>> START Material provided

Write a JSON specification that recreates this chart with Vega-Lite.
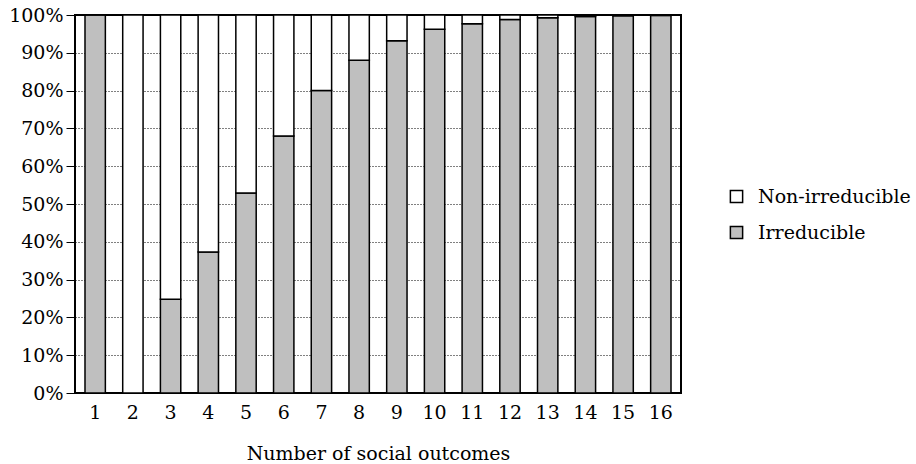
{
  "$schema": "https://vega.github.io/schema/vega-lite/v6.json",
  "width": 606,
  "height": 378,
  "autosize": {"type": "none"},
  "padding": {"left": 75, "top": 15, "right": 235, "bottom": 71},
  "background": "white",
  "config": {
    "font": "DejaVu Serif",
    "view": {"stroke": "black", "strokeWidth": 2},
    "axis": {"labelFont": "DejaVu Serif", "titleFont": "DejaVu Serif", "labelColor": "black", "titleColor": "black"}
  },
  "data": {
    "values": [
      {"n": 1, "type": "Irreducible", "share": 1.0},
      {"n": 1, "type": "Non-irreducible", "share": 0.0},
      {"n": 2, "type": "Irreducible", "share": 0.0},
      {"n": 2, "type": "Non-irreducible", "share": 1.0},
      {"n": 3, "type": "Irreducible", "share": 0.248},
      {"n": 3, "type": "Non-irreducible", "share": 0.752},
      {"n": 4, "type": "Irreducible", "share": 0.373},
      {"n": 4, "type": "Non-irreducible", "share": 0.627},
      {"n": 5, "type": "Irreducible", "share": 0.529},
      {"n": 5, "type": "Non-irreducible", "share": 0.471},
      {"n": 6, "type": "Irreducible", "share": 0.68},
      {"n": 6, "type": "Non-irreducible", "share": 0.32},
      {"n": 7, "type": "Irreducible", "share": 0.8},
      {"n": 7, "type": "Non-irreducible", "share": 0.2},
      {"n": 8, "type": "Irreducible", "share": 0.88},
      {"n": 8, "type": "Non-irreducible", "share": 0.12},
      {"n": 9, "type": "Irreducible", "share": 0.932},
      {"n": 9, "type": "Non-irreducible", "share": 0.068},
      {"n": 10, "type": "Irreducible", "share": 0.962},
      {"n": 10, "type": "Non-irreducible", "share": 0.038},
      {"n": 11, "type": "Irreducible", "share": 0.977},
      {"n": 11, "type": "Non-irreducible", "share": 0.023},
      {"n": 12, "type": "Irreducible", "share": 0.988},
      {"n": 12, "type": "Non-irreducible", "share": 0.012},
      {"n": 13, "type": "Irreducible", "share": 0.993},
      {"n": 13, "type": "Non-irreducible", "share": 0.007},
      {"n": 14, "type": "Irreducible", "share": 0.996},
      {"n": 14, "type": "Non-irreducible", "share": 0.004},
      {"n": 15, "type": "Irreducible", "share": 0.998},
      {"n": 15, "type": "Non-irreducible", "share": 0.002},
      {"n": 16, "type": "Irreducible", "share": 0.999},
      {"n": 16, "type": "Non-irreducible", "share": 0.001}
    ]
  },
  "mark": {"type": "bar", "stroke": "black", "strokeWidth": 1.5},
  "encoding": {
    "x": {
      "field": "n",
      "type": "ordinal",
      "scale": {"paddingInner": 0.46, "paddingOuter": 0.265},
      "axis": {
        "title": "Number of social outcomes",
        "labelAngle": 0,
        "ticks": false,
        "domain": false,
        "labelFontSize": 19,
        "labelPadding": 10,
        "titleFontSize": 19,
        "titleFontWeight": "normal",
        "titlePadding": 22
      }
    },
    "y": {
      "field": "share",
      "type": "quantitative",
      "stack": "zero",
      "scale": {"domain": [0, 1], "nice": false},
      "axis": {
        "title": null,
        "format": ".0%",
        "values": [0, 0.1, 0.2, 0.3, 0.4, 0.5, 0.6, 0.7, 0.8, 0.9, 1.0],
        "domain": false,
        "tickSize": 9,
        "tickColor": "black",
        "tickWidth": 1,
        "labelFontSize": 19,
        "labelPadding": 3,
        "grid": true,
        "gridColor": "black",
        "gridDash": [1, 2],
        "gridWidth": 1,
        "gridOpacity": 1
      }
    },
    "color": {
      "field": "type",
      "type": "nominal",
      "scale": {"domain": ["Non-irreducible", "Irreducible"], "range": ["white", "#bfbfbf"]},
      "legend": {
        "title": null,
        "orient": "none",
        "legendX": 652,
        "legendY": 172,
        "symbolType": "square",
        "symbolSize": 150,
        "symbolStrokeColor": "black",
        "symbolStrokeWidth": 1.5,
        "labelFontSize": 19,
        "labelFont": "DejaVu Serif",
        "labelColor": "black",
        "labelOffset": 12,
        "rowPadding": 16
      }
    },
    "order": {"field": "type", "sort": "ascending"}
  }
}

>> END Material provided

(Work to do)
Reproduce the full listing faithfully, but do not carry over any pictures.

(Written answer)
Write a JSON specification that recreates this chart with Vega-Lite.
{
  "$schema": "https://vega.github.io/schema/vega-lite/v6.json",
  "width": 606,
  "height": 378,
  "autosize": {"type": "none"},
  "padding": {"left": 75, "top": 15, "right": 235, "bottom": 71},
  "background": "white",
  "config": {
    "font": "DejaVu Serif",
    "view": {"stroke": "black", "strokeWidth": 2},
    "axis": {"labelFont": "DejaVu Serif", "titleFont": "DejaVu Serif", "labelColor": "black", "titleColor": "black"}
  },
  "data": {
    "values": [
      {"n": 1, "type": "Irreducible", "share": 1.0},
      {"n": 1, "type": "Non-irreducible", "share": 0.0},
      {"n": 2, "type": "Irreducible", "share": 0.0},
      {"n": 2, "type": "Non-irreducible", "share": 1.0},
      {"n": 3, "type": "Irreducible", "share": 0.248},
      {"n": 3, "type": "Non-irreducible", "share": 0.752},
      {"n": 4, "type": "Irreducible", "share": 0.373},
      {"n": 4, "type": "Non-irreducible", "share": 0.627},
      {"n": 5, "type": "Irreducible", "share": 0.529},
      {"n": 5, "type": "Non-irreducible", "share": 0.471},
      {"n": 6, "type": "Irreducible", "share": 0.68},
      {"n": 6, "type": "Non-irreducible", "share": 0.32},
      {"n": 7, "type": "Irreducible", "share": 0.8},
      {"n": 7, "type": "Non-irreducible", "share": 0.2},
      {"n": 8, "type": "Irreducible", "share": 0.88},
      {"n": 8, "type": "Non-irreducible", "share": 0.12},
      {"n": 9, "type": "Irreducible", "share": 0.932},
      {"n": 9, "type": "Non-irreducible", "share": 0.068},
      {"n": 10, "type": "Irreducible", "share": 0.962},
      {"n": 10, "type": "Non-irreducible", "share": 0.038},
      {"n": 11, "type": "Irreducible", "share": 0.977},
      {"n": 11, "type": "Non-irreducible", "share": 0.023},
      {"n": 12, "type": "Irreducible", "share": 0.988},
      {"n": 12, "type": "Non-irreducible", "share": 0.012},
      {"n": 13, "type": "Irreducible", "share": 0.993},
      {"n": 13, "type": "Non-irreducible", "share": 0.007},
      {"n": 14, "type": "Irreducible", "share": 0.996},
      {"n": 14, "type": "Non-irreducible", "share": 0.004},
      {"n": 15, "type": "Irreducible", "share": 0.998},
      {"n": 15, "type": "Non-irreducible", "share": 0.002},
      {"n": 16, "type": "Irreducible", "share": 0.999},
      {"n": 16, "type": "Non-irreducible", "share": 0.001}
    ]
  },
  "mark": {"type": "bar", "stroke": "black", "strokeWidth": 1.5},
  "encoding": {
    "x": {
      "field": "n",
      "type": "ordinal",
      "scale": {"paddingInner": 0.46, "paddingOuter": 0.265},
      "axis": {
        "title": "Number of social outcomes",
        "labelAngle": 0,
        "ticks": false,
        "domain": false,
        "labelFontSize": 19,
        "labelPadding": 10,
        "titleFontSize": 19,
        "titleFontWeight": "normal",
        "titlePadding": 22
      }
    },
    "y": {
      "field": "share",
      "type": "quantitative",
      "stack": "zero",
      "scale": {"domain": [0, 1], "nice": false},
      "axis": {
        "title": null,
        "format": ".0%",
        "values": [0, 0.1, 0.2, 0.3, 0.4, 0.5, 0.6, 0.7, 0.8, 0.9, 1.0],
        "domain": false,
        "tickSize": 9,
        "tickColor": "black",
        "tickWidth": 1,
        "labelFontSize": 19,
        "labelPadding": 3,
        "grid": true,
        "gridColor": "black",
        "gridDash": [1, 2],
        "gridWidth": 1,
        "gridOpacity": 1
      }
    },
    "color": {
      "field": "type",
      "type": "nominal",
      "scale": {"domain": ["Non-irreducible", "Irreducible"], "range": ["white", "#bfbfbf"]},
      "legend": {
        "title": null,
        "orient": "none",
        "legendX": 652,
        "legendY": 172,
        "symbolType": "square",
        "symbolSize": 150,
        "symbolStrokeColor": "black",
        "symbolStrokeWidth": 1.5,
        "labelFontSize": 19,
        "labelFont": "DejaVu Serif",
        "labelColor": "black",
        "labelOffset": 12,
        "rowPadding": 16
      }
    },
    "order": {"field": "type", "sort": "ascending"}
  }
}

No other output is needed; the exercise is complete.